There are far more unknowns than knowns with regard to Covid-19 but we’ve always known that this is a highly contagious, deadly disease for which there is no vaccine or cure. This should have triggered what scientists call, the precautionary principle, which means erring on the side of caution to prevent widespread infection and preserve life.

Instead, our politicians unleashed 3 words which I believe, served to fuel the deadly pandemic: “There’s no evidence.” At various times, these words have been used in relation to the following, all of which have since proved gravely mistaken: the apparent lack of community contagion, there being no need to restrict nursing home visitors, racegoers returning from Cheltenham not being advised to self-isolate unless they show symptoms despite warnings that people can be asymptomatic and contagious for 14 days. I could go on.

The absence of evidence should not be confused with evidence of absence. It just means the testing isn’t happening and/or data isn’t available.
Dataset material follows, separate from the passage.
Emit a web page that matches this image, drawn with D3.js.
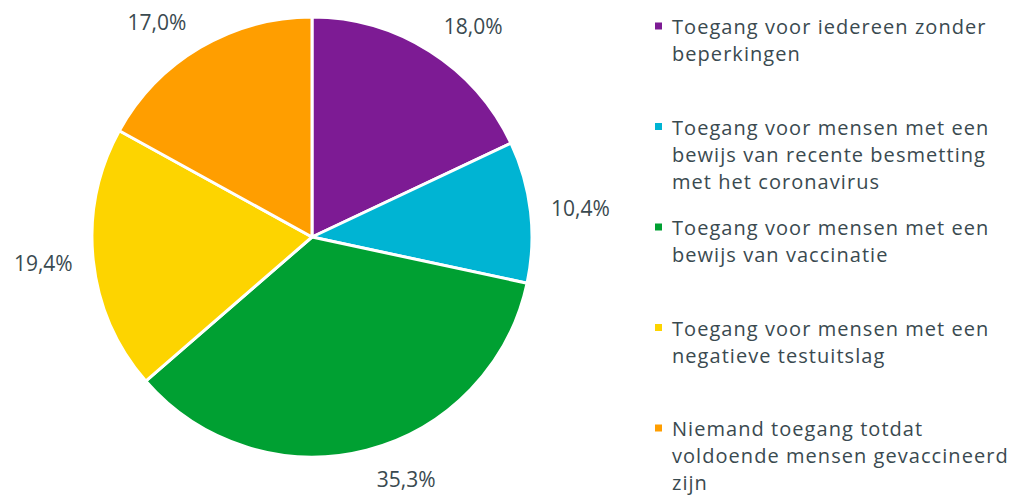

With residents of nursing and care homes representing almost 60% of all Coronavirus related deaths, this is surely evidence that the precautionary principle should have been invoked sooner by Tony Holohan.  

The World Organisation for Animal Health warns, “Now that COVID-19 virus infections are widely distributed in the human population, there is a possibility for some animals to become infected through close contact with infected humans. Studies are under way to better understand the susceptibility of different animal species to the COVID-19 virus and to assess infection dynamics in susceptible animal species”.

A number of vets have cautioned that dogs’ coats, like any other surface, can carry viruses to humans and the ISPCA, the Dog Trust, Veterinary Ireland and Galway County Council are all stipulating that dog owners keep their dogs on leads at all times in public spaces. In the same way that social distancing and unnecessary travel is obligatory (not discretionary), so too is keeping dogs on leads in public places during this pandemic.

Not all laws and rules can be policed. For society to function, it requires shared social norms, collective responsibility and community compassion. Never before has our behaviour in shared spaces had a more profound impact on the lives and wellbeing of others. At a time when space is so limited and freedom of movement so restricted, encroaching on that of others is no longer just selfish, it’s reckless and anti-social.

Either lockdown applies to everyone or no-one. The choices we make today will determine the extent to which lives and friendships will be lost to this pandemic tomorrow.

This article is dedicated to the people worldwide, my friend included, whose lives have been claimed by Covid-19. Suaimhneas síoraí dóibh uile.